Another note about big caps, you have better risk reward fading/going against the trend when their down 5% to 10% around the open. Don't trade on momentum on conservative stocks such as Pepsi. For example, if PEP was down around 5% on the open, let some holders puke it for the first 30 minutes. Around 10:00am look for entries to fade the stock and get long. Never ever apply this strategy to Nasdaq, small cap or even mid cap stocks. These stocks can open down 15% and finish down 25 or worse. Big caps with lower P/Es on the other hand are fine.
My recommendation for earnings plays would be trade sister stocks. The only stock that historically trades with PEP is KO. KO already had earnings so this would be a hypothetical example... I would basically use PEP as a leading indicator for KO (same industry/business)... If PEP is down 5% around the open then I would expect KO to be down perhaps 2.5%. I would shadow KO with PEP... If PEP rallies buy KO... The market is dominated by algos that trade sectors and that's why the market is so correlated. It's tough being a stock picker in any stock above 5B in mkt cap.

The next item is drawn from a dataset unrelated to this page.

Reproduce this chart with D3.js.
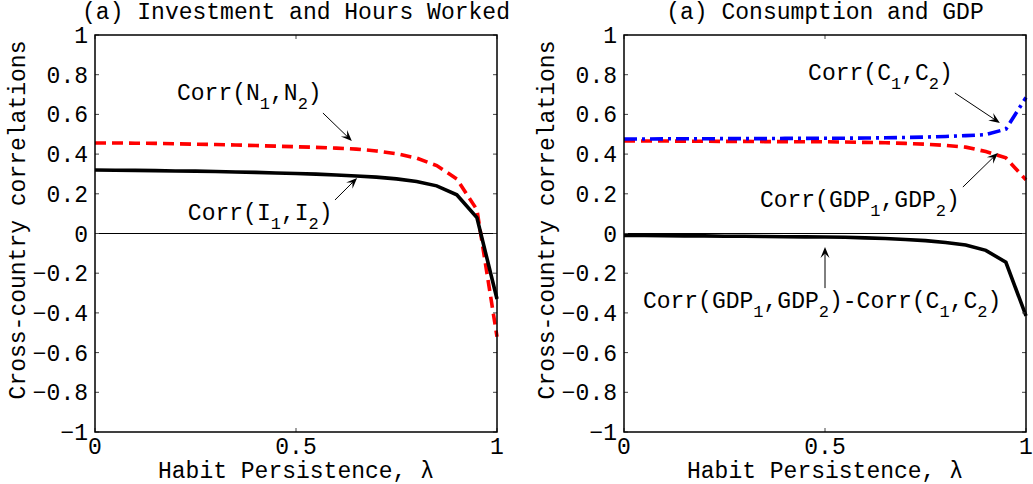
<!DOCTYPE html>
<meta charset="utf-8">
<html>
<style>
	body { margin: 0; background: #fff; }
	text { font-family: "Liberation Mono", "Courier New", monospace; fill: #000; }
	.frame { fill: none; stroke: #000; stroke-width: 1.5px; }
	.tick { stroke: #444; stroke-width: 1px; }
	.zero { stroke: #000; stroke-width: 1px; }
	.series { fill: none; stroke-width: 3.6px; }
	.arrow { stroke: #000; stroke-width: 1px; fill: none; }
</style>
<body>
<script src="https://d3js.org/d3.v7.min.js"></script>
<script>
	// habit persistence grid
	var lambda = [0, 0.05, 0.1, 0.15, 0.2, 0.25, 0.3, 0.35, 0.4, 0.45, 0.5, 0.55, 0.6, 0.65, 0.7, 0.75, 0.8, 0.85, 0.9, 0.95, 1];

	// panel 1: investment and hours
	var corrI = [0.320, 0.319, 0.318, 0.317, 0.315, 0.314, 0.312, 0.310, 0.308, 0.305, 0.302, 0.299, 0.295, 0.290, 0.284, 0.275, 0.262, 0.240, 0.195, 0.080, -0.330];
	var corrN = [0.456, 0.456, 0.455, 0.454, 0.452, 0.450, 0.448, 0.446, 0.443, 0.440, 0.437, 0.434, 0.430, 0.425, 0.416, 0.402, 0.380, 0.342, 0.275, 0.120, -0.520];

	// panel 2: consumption and gdp
	var corrC = [0.476, 0.476, 0.477, 0.477, 0.477, 0.478, 0.478, 0.478, 0.479, 0.479, 0.480, 0.480, 0.481, 0.482, 0.484, 0.486, 0.489, 0.493, 0.498, 0.526, 0.685];
	var corrGDP = [0.466, 0.466, 0.466, 0.465, 0.465, 0.464, 0.464, 0.463, 0.463, 0.462, 0.462, 0.461, 0.459, 0.457, 0.454, 0.450, 0.444, 0.435, 0.413, 0.381, 0.270];
	var corrDiff = [-0.010, -0.010, -0.011, -0.012, -0.012, -0.014, -0.014, -0.015, -0.016, -0.017, -0.018, -0.019, -0.022, -0.025, -0.030, -0.036, -0.045, -0.058, -0.085, -0.145, -0.415];

	var yTicks = [-1, -0.8, -0.6, -0.4, -0.2, 0, 0.2, 0.4, 0.6, 0.8, 1];
	var xTicks = [0, 0.5, 1];
	var titles = ["(a) Investment and Hours Worked", "(a) Consumption and GDP"];

	var width = 1033, height = 484;
	var plotW = 402, plotTop = 35, plotBottom = 432;
	var panelLeft = [95, 624];

	var svg = d3.select("body").append("svg")
		.attr("width", width)
		.attr("height", height);

	var panels = [
		{
			series: [
				{ values: corrN, color: "#ff0000", dash: "11,6" },
				{ values: corrI, color: "#000000", dash: null }
			],
			notes: [
				{ label: ["Corr(", "N", "1", ",", "N", "2", ")"], at: [0.204, 0.673], from: [0.567, 0.607], to: [0.639, 0.466] },
				{ label: ["Corr(", "I", "1", ",", "I", "2", ")"], at: [0.231, 0.068], from: [0.597, 0.169], to: [0.652, 0.280] }
			]
		},
		{
			series: [
				{ values: corrDiff, color: "#000000", dash: null },
				{ values: corrGDP, color: "#ff0000", dash: "11,6" },
				{ values: corrC, color: "#0000ff", dash: "13,5,3,5" }
			],
			notes: [
				{ label: ["Corr(", "C", "1", ",", "C", "2", ")"], at: [0.458, 0.773], from: [0.823, 0.708], to: [0.935, 0.557] },
				{ label: ["Corr(", "GDP", "1", ",", "GDP", "2", ")"], at: [0.338, 0.134], from: [0.843, 0.234], to: [0.930, 0.406] },
				{ label: ["Corr(", "GDP", "1", ",", "GDP", "2", ")-Corr(", "C", "1", ",", "C", "2", ")"], at: [0.047, -0.375], from: [0.5, -0.275], to: [0.5, -0.068] }
			]
		}
	];

	var y = d3.scaleLinear().domain([-1, 1]).range([plotBottom, plotTop]);

	panels.forEach(function (p, i) {
		var x = d3.scaleLinear().domain([0, 1]).range([panelLeft[i], panelLeft[i] + plotW]);
		var g = svg.append("g");

		// zero line
		g.append("line").attr("class", "zero")
			.attr("x1", x(0)).attr("x2", x(1))
			.attr("y1", y(0)).attr("y2", y(0));

		// curves
		var line = d3.line()
			.x(function (d, k) { return x(lambda[k]); })
			.y(function (d) { return y(d); });

		p.series.forEach(function (s) {
			g.append("path")
				.attr("class", "series")
				.attr("d", line(s.values))
				.attr("stroke", s.color)
				.attr("stroke-dasharray", s.dash);
		});

		// ticks inside on all four sides
		yTicks.forEach(function (t) {
			g.append("line").attr("class", "tick")
				.attr("x1", x(0)).attr("x2", x(0) + 4).attr("y1", y(t)).attr("y2", y(t));
			g.append("line").attr("class", "tick")
				.attr("x1", x(1)).attr("x2", x(1) - 4).attr("y1", y(t)).attr("y2", y(t));
			g.append("text")
				.attr("x", x(0) - 7).attr("y", y(t))
				.attr("dy", "0.35em")
				.attr("text-anchor", "end")
				.style("font-size", "23px")
				.text(t < 0 ? "\u2212" + Math.abs(t) : String(t));
		});
		xTicks.forEach(function (t) {
			g.append("line").attr("class", "tick")
				.attr("x1", x(t)).attr("x2", x(t)).attr("y1", y(-1)).attr("y2", y(-1) - 4);
			g.append("line").attr("class", "tick")
				.attr("x1", x(t)).attr("x2", x(t)).attr("y1", y(1)).attr("y2", y(1) + 4);
			g.append("text")
				.attr("x", x(t)).attr("y", plotBottom + 22)
				.attr("text-anchor", "middle")
				.style("font-size", "23px")
				.text(String(t));
		});

		// frame
		g.append("rect").attr("class", "frame")
			.attr("x", x(0)).attr("y", y(1))
			.attr("width", plotW).attr("height", y(-1) - y(1));

		// title & axis labels
		g.append("text")
			.attr("x", x(0.5)).attr("y", 19)
			.attr("text-anchor", "middle")
			.style("font-size", "23px")
			.text(titles[i]);

		g.append("text")
			.attr("x", x(0.5)).attr("y", 478)
			.attr("text-anchor", "middle")
			.style("font-size", "23px")
			.text("Habit Persistence, \u03bb");

		g.append("text")
			.attr("transform", "translate(" + (x(0) - 70) + "," + 220 + ") rotate(-90)")
			.attr("text-anchor", "middle")
			.style("font-size", "23px")
			.text("Cross-country correlations");

		// annotations with arrows
		p.notes.forEach(function (n) {
			var t = g.append("text")
				.attr("x", x(n.at[0])).attr("y", y(n.at[1]))
				.style("font-size", "23px");
			var wasSub = false;
			n.label.forEach(function (part) {
				var isSub = part === "1" || part === "2";
				t.append("tspan")
					.attr("dy", isSub ? 9 : (wasSub ? -9 : null))
					.style("font-size", isSub ? "17px" : null)
					.text(part);
				wasSub = isSub;
			});

			var x1 = x(n.from[0]), y1 = y(n.from[1]), x2 = x(n.to[0]), y2 = y(n.to[1]);
			var ang = Math.atan2(y2 - y1, x2 - x1);
			var hl = 11, hw = 4.5;
			g.append("line").attr("class", "arrow")
				.attr("x1", x1).attr("y1", y1)
				.attr("x2", x2 - 6 * Math.cos(ang)).attr("y2", y2 - 6 * Math.sin(ang));
			var bx = x2 - hl * Math.cos(ang), by = y2 - hl * Math.sin(ang);
			var nx = x2 - 0.6 * hl * Math.cos(ang), ny = y2 - 0.6 * hl * Math.sin(ang);
			g.append("path")
				.attr("d", "M" + x2 + "," + y2
					+ "L" + (bx - hw * Math.sin(ang)) + "," + (by + hw * Math.cos(ang))
					+ "L" + nx + "," + ny
					+ "L" + (bx + hw * Math.sin(ang)) + "," + (by - hw * Math.cos(ang)) + "Z")
				.attr("fill", "#000");
		});
	});
</script>
</body>
</html>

I don't know if you can hold positions overnight but there may be a good pair trade in Long PEP/ Short KO. These stocks are historically correlated and I would beat on a divergence. Since the both had earnings I would give about a two-week period for they emotions to die down... Don't go against momentum on the daily charts. I'm seriously considering doing a pairs trade mid/end August, again when momentum/emotions fade.

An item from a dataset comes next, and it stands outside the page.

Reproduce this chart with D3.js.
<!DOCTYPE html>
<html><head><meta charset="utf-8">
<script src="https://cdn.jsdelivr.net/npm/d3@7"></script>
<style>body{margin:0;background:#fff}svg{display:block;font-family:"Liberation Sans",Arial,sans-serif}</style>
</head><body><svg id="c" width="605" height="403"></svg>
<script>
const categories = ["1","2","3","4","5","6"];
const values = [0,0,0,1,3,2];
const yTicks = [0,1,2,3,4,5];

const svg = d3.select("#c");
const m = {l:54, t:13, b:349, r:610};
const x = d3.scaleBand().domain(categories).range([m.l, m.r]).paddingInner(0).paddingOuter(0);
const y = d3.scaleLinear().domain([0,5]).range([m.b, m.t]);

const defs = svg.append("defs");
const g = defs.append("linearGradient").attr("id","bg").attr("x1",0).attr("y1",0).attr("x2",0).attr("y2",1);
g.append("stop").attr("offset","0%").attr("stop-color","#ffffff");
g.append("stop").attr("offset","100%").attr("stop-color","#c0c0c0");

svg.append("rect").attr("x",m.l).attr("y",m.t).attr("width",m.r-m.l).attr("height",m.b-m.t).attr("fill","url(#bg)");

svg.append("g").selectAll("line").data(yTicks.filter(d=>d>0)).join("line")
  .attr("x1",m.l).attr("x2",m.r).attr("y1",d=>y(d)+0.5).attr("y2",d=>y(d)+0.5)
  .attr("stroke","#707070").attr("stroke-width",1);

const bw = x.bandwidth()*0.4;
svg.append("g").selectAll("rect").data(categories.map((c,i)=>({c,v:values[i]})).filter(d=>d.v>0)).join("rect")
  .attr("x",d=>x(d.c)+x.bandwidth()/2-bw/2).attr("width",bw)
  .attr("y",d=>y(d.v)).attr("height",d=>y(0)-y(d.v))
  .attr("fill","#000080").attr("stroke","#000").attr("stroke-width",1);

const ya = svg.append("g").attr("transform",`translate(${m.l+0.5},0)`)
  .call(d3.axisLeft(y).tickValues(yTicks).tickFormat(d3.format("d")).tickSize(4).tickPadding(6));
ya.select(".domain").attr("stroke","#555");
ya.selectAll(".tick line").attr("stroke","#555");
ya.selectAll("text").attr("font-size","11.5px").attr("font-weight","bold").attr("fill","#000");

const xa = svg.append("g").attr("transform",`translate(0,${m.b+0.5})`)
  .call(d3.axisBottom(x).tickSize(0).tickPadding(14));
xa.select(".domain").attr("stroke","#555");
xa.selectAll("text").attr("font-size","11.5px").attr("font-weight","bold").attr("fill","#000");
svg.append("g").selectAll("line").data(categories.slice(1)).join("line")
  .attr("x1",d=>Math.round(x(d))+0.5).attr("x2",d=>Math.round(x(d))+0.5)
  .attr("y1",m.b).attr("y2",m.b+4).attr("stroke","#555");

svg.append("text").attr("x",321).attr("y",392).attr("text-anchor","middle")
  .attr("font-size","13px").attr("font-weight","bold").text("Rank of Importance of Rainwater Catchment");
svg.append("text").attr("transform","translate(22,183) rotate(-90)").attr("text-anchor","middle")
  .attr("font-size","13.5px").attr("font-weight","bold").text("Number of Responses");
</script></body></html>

If you're really into trading off price action then watch AIG. That stock trades off patterns like crazy. It's a day traders stock. If you decide to trade it be careful about placing stop orders at obvious price targets as traders will run the stock to trigger orders. But yea, AIG is a price action name. Never hold it over night. Go to shortsqueeze.com and check the short interest %. Never hold short names with a large short interest % overnight because the shares may be called one random morning
If you want to trade on momentum then trade commodity stocks... steel and coal may be the best. Oil stocks are difficult because there's too many diff sectors (drillers, refiners, oil, gas, rigs, etc.). XOM, COP, etc big caps are impossible to trade imo. If you're going to trade gold then I like the small caps. Gold stocks are okay if their ADRs (Australian, Canadian) but for other commodities make sure their American and not ADRs... MT ()ADR) is a whore... X (choppy) is tough... AKS/STLD are my babies. Never fade commodity names. Don't chase but buy pullpacks, short bounces... don't look at % up/down for the day. These are not reversion to the mean personalities.

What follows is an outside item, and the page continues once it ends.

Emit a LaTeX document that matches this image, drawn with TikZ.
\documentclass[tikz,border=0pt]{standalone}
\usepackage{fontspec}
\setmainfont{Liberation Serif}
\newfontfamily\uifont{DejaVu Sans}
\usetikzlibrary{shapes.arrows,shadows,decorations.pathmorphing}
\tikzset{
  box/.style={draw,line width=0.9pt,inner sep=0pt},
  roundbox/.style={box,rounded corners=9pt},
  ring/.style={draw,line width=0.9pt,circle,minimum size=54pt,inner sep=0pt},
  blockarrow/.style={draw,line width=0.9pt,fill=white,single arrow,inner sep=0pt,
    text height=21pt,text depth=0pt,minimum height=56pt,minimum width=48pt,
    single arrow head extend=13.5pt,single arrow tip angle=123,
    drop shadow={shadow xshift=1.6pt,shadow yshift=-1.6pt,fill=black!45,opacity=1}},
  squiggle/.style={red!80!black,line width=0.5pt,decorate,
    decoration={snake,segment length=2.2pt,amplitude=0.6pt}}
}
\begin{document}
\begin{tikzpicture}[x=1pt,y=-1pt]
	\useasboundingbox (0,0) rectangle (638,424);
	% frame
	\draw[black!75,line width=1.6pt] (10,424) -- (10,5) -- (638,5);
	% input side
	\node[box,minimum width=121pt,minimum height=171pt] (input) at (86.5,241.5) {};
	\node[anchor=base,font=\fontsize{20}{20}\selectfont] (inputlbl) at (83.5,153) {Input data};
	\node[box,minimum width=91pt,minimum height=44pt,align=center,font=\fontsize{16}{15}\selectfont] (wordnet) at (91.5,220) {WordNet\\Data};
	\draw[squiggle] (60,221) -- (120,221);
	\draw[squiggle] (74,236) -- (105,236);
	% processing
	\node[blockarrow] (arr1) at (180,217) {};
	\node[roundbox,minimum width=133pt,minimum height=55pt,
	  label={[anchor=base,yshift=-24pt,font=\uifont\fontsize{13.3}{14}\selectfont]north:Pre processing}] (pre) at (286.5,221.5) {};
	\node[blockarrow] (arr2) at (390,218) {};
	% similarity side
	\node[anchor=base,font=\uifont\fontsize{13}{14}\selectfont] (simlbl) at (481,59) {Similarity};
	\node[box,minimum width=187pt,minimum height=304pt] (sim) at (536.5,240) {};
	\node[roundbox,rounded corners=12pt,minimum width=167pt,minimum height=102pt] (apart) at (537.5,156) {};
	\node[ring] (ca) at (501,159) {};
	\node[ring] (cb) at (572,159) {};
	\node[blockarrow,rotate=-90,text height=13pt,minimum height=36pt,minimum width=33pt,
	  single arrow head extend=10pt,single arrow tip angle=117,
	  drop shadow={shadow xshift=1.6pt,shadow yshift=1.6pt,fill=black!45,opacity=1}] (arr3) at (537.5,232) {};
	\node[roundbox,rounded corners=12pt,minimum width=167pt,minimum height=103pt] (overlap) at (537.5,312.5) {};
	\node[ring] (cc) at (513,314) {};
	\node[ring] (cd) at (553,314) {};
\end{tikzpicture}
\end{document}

You know what Im reading back through your post and you are giving some good techincal adivce(from what I see). These are things that I may have noticed in the back of my mind, but I wasn't the most "conscious" of them. If I am trying to ride the trend in some of these stocks...then it would be privy of me to know which ones behave more conducive to that pattern. I'll take some of this into consideration going forward.